For this reason, they occasionally, on and off during the seminars, attempted to manage my perception of the seminar proceedings by talking with me about events that were "objectively true" and those that were merely "subjective opinions." In both seminars, the trainers seated me between them at the trainers' table. This position-I was wedged in between them-gave them many opportunities to peer over my shoulder to examine my notes, which they did quite frequently. When one particularly contentious participant was going on about the problems with top management, one of the trainers went to great lengths to let me know that this person was unusually prickly and that she had rarely seen any manager react in the fashion he did. Because I had observed these dynamics before, and because in interviews other managers had described similar controversies in seminars they attended, her comment seemed to arise from some sense of alarm that an outsider would draw the conclusion that the management seminars were something other than consensual and harmonious.
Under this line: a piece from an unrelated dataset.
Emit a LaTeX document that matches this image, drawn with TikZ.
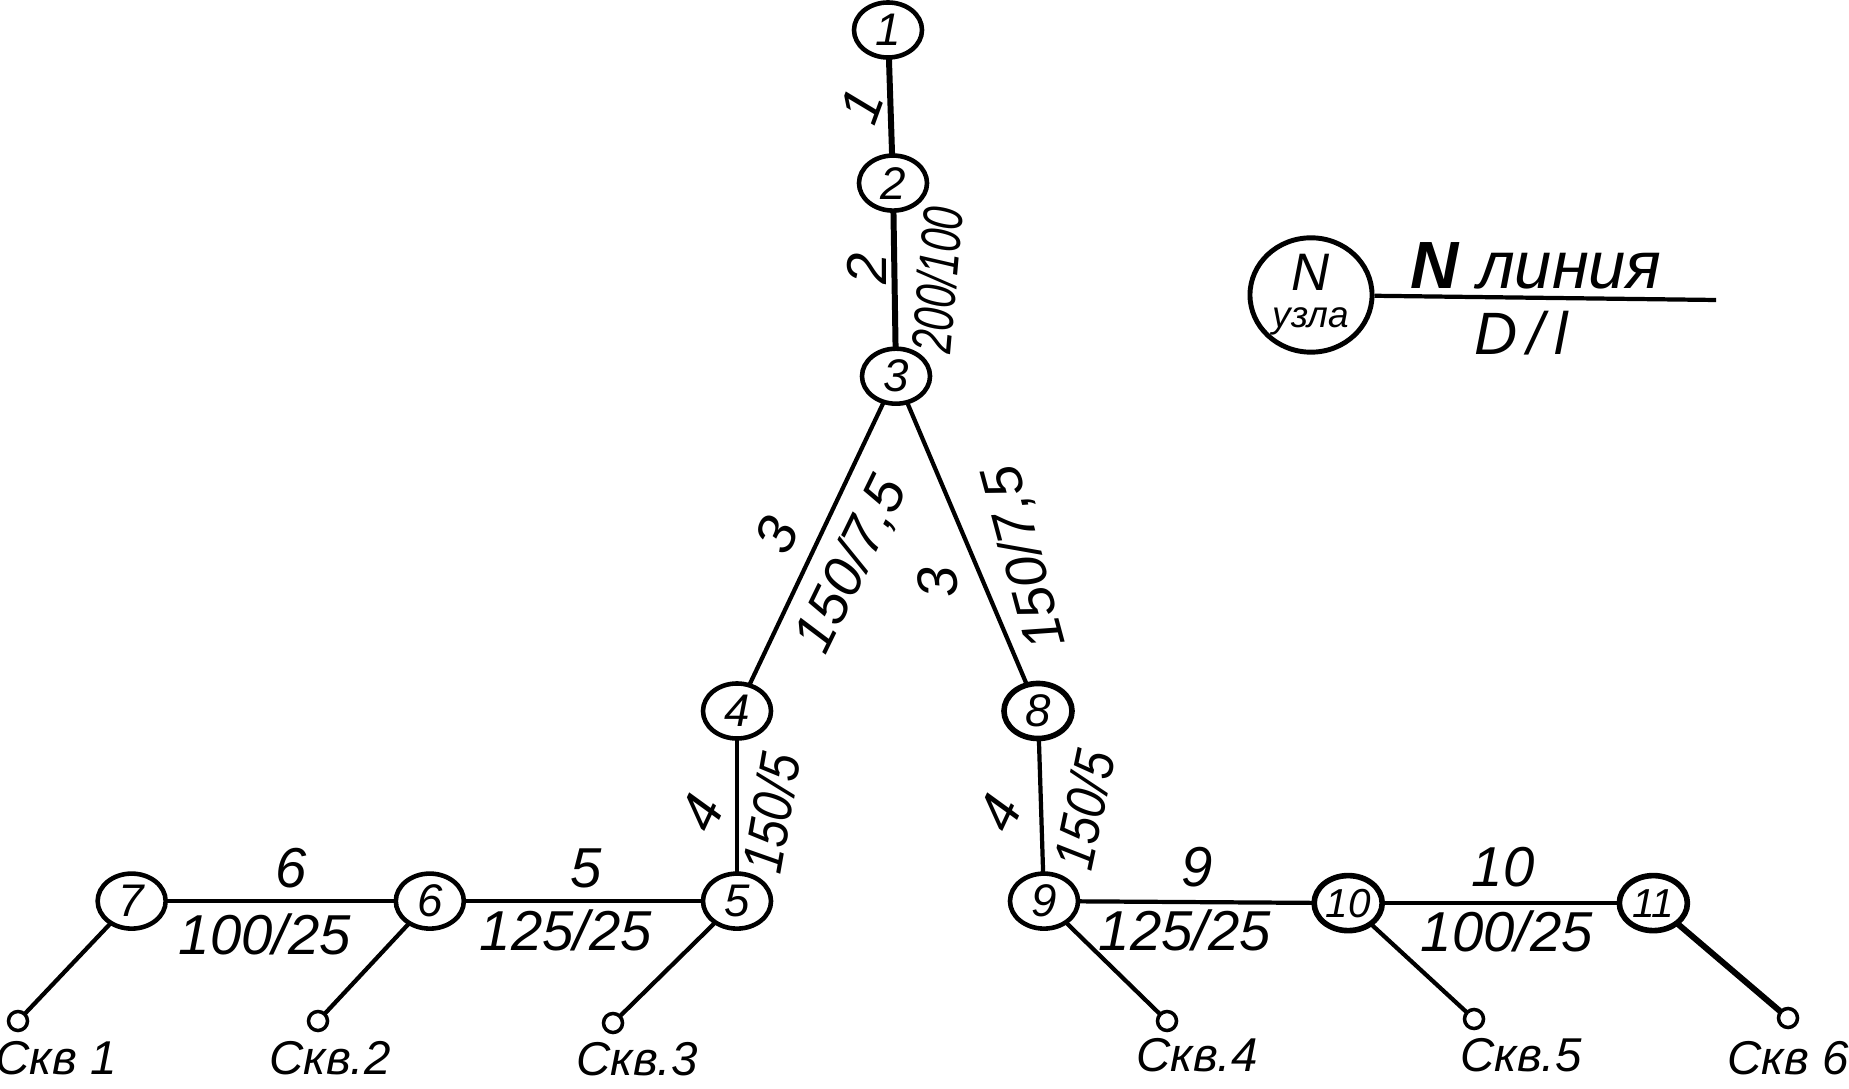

That same trainer also went to great lengths to assure me that some interactions I had recorded reflected only one person's opinion about the corporation.

Despite the fact that I was not a participant in the fashion typical of the participant observer (Becker 1970) (that is, I was not filling the shoes of the participant working as a manager, and I was not the direct target of the trainers' resocialization efforts), I was nevertheless an involved observer, a participant in a different and important way. Much as for the "observer as participant" (Gold 1970), involved observation allowed me to interact with trainers and participants and to assess, from their diverse perspectives, the progress and obstacles of the seminars.
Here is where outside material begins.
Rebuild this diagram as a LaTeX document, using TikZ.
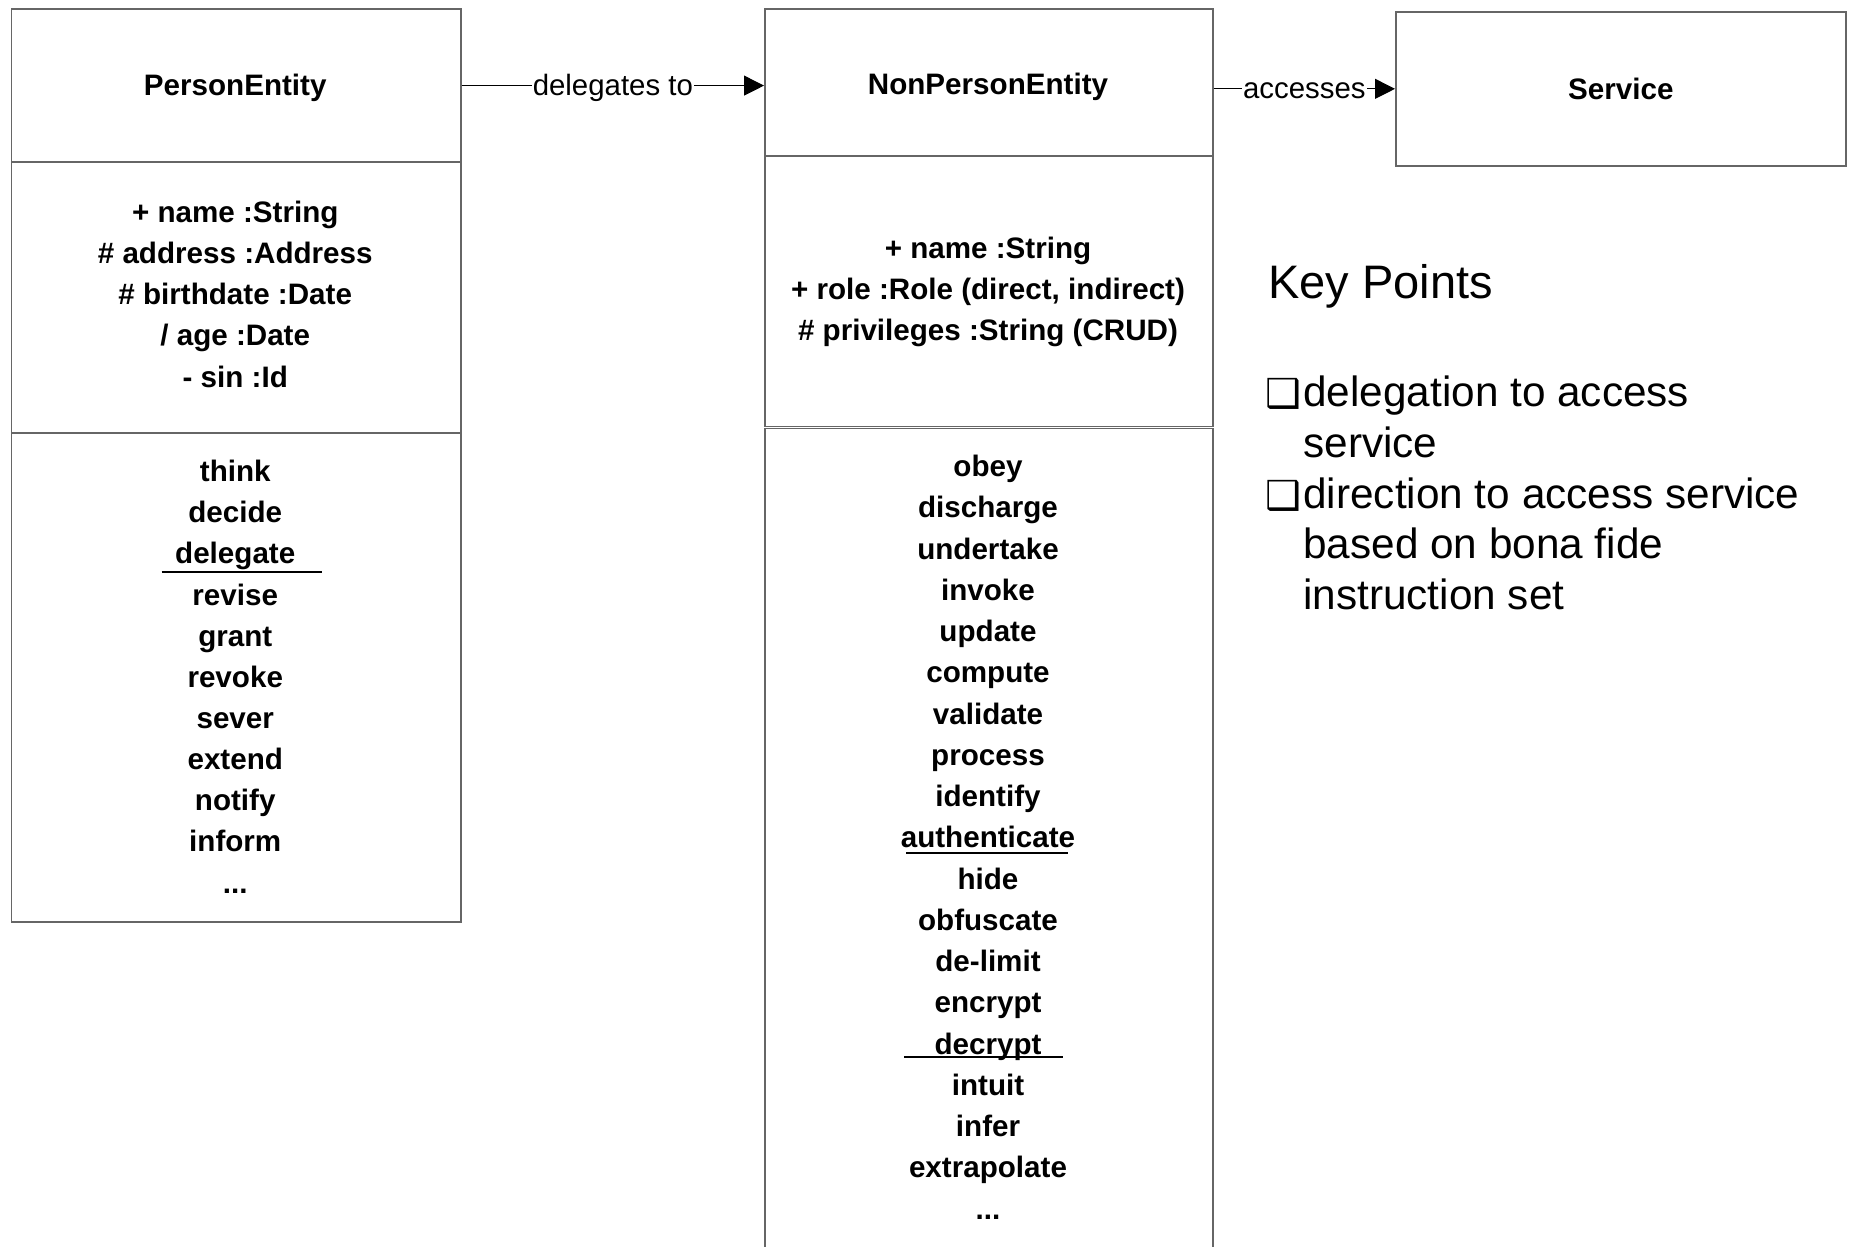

During the numerous breaks taken throughout the seminar, various participants approached me, seeking out my opinion about what I had observed and sharing with me the "deep" feelings they felt they could not express in the context of the seminar group. As an involved observer, I frequently felt like a partial participant.

Involved participation created an occasional dilemma for me. After one prolonged and contentious debate between seminar trainers and participants, one of the trainers asked whether I would mind giving her a copy of my notes, which contained a near-verbatim record of the exchange. Because she was very confused about the participants' anger, and because she was unwilling to believe that these managers were unjustified in their anger, she felt that the trainers could benefit from going over the interaction at a later time. I was loath to lend her my notes as it was conceivable that the trainers might retaliate against certain seminar participants. Fortunately, I was able to refuse politely on the grounds that I was obligated to preserve confidentiality for all the people I was observing, trainers and seminar participants alike, an explanation she accepted.
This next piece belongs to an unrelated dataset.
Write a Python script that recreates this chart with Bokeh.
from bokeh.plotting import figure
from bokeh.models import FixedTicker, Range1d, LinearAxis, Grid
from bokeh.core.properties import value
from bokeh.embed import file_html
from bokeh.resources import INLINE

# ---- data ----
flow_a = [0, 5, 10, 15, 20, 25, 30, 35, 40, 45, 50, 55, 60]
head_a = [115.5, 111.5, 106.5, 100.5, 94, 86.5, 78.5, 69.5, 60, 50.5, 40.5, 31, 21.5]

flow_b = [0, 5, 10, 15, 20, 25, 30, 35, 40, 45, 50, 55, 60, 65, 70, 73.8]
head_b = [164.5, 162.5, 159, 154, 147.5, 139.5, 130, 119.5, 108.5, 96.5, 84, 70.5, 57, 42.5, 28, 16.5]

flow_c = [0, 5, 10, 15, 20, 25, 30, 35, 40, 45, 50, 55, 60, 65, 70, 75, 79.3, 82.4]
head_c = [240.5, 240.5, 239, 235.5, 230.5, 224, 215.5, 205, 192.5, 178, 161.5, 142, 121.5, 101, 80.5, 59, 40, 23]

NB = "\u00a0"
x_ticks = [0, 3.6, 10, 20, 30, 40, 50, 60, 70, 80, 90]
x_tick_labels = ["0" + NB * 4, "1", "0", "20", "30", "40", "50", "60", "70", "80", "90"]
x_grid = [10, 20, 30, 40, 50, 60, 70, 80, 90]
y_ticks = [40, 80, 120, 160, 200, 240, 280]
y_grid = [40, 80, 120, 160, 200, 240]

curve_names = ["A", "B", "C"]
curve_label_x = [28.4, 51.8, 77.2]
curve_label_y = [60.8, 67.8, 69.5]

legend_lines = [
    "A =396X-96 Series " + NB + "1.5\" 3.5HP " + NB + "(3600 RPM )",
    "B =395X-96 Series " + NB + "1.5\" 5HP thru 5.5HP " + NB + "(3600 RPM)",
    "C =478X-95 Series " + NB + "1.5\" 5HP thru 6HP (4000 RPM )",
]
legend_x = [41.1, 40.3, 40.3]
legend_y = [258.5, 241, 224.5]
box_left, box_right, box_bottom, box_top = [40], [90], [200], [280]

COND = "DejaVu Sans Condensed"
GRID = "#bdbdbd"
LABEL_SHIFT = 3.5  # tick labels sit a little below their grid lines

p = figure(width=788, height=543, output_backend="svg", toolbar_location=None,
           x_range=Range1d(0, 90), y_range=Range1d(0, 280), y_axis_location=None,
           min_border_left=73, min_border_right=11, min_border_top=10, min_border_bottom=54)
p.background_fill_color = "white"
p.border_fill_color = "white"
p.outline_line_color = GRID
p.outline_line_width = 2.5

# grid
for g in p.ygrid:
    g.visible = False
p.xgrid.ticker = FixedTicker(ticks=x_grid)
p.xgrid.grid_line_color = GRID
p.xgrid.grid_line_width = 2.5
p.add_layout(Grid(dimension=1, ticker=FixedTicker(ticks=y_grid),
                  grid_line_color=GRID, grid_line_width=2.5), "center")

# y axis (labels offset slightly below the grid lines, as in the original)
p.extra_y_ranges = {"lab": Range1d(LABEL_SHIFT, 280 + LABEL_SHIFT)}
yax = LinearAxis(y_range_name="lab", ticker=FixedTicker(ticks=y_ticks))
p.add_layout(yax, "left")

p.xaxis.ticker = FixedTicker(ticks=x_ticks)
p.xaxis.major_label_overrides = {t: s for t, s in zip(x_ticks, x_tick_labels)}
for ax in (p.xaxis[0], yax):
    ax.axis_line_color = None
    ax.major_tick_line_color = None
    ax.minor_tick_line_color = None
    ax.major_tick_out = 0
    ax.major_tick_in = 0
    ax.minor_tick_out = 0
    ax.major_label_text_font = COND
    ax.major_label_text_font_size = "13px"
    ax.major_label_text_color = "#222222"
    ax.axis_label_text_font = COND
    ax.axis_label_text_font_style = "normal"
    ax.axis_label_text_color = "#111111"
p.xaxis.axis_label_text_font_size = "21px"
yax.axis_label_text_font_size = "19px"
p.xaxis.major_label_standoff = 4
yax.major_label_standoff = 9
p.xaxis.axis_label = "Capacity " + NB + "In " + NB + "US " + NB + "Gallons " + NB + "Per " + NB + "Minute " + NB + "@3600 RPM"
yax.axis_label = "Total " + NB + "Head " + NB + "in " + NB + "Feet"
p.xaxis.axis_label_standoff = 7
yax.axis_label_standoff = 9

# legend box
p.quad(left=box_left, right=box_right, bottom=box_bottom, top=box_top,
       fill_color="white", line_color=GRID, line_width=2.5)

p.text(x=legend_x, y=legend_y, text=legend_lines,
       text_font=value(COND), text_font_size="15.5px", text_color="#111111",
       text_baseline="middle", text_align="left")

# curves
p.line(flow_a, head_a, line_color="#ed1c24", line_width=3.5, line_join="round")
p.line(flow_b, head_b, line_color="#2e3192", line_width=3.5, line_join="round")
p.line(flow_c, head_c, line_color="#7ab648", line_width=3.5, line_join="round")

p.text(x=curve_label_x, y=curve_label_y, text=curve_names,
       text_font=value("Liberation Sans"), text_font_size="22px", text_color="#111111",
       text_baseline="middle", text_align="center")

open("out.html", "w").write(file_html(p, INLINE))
I recorded by hand all seminar interactions; along with my notes I maintained an informal coding system that allowed me to note not only spoken passages but voice inflections, silences (where trainers failed to respond to specific issues raised by participants), unanticipated activities (trainers pacing about, calling unscheduled breaks as a response to tense moments), and particular types of interactions (contentious, consensual, and the like). After each seminar I wrote extensive notes on my observations.

The material in Chapter 3 is presented not sequentially but topically. Because the curriculum was the same in both seminars, and because the seminar dynamics were strikingly similar (both in the way they were taught and in managers' responses), I have combined the data from the two seminars and organized them according to significant themes. Although there were other important topics (for example, the problems in shifting to the pay-for-performance or merit plan), I use the discussion of minimum job requirements and structural changes because they clearly illuminate middle managers' concerns and trainers' objectives and discourse.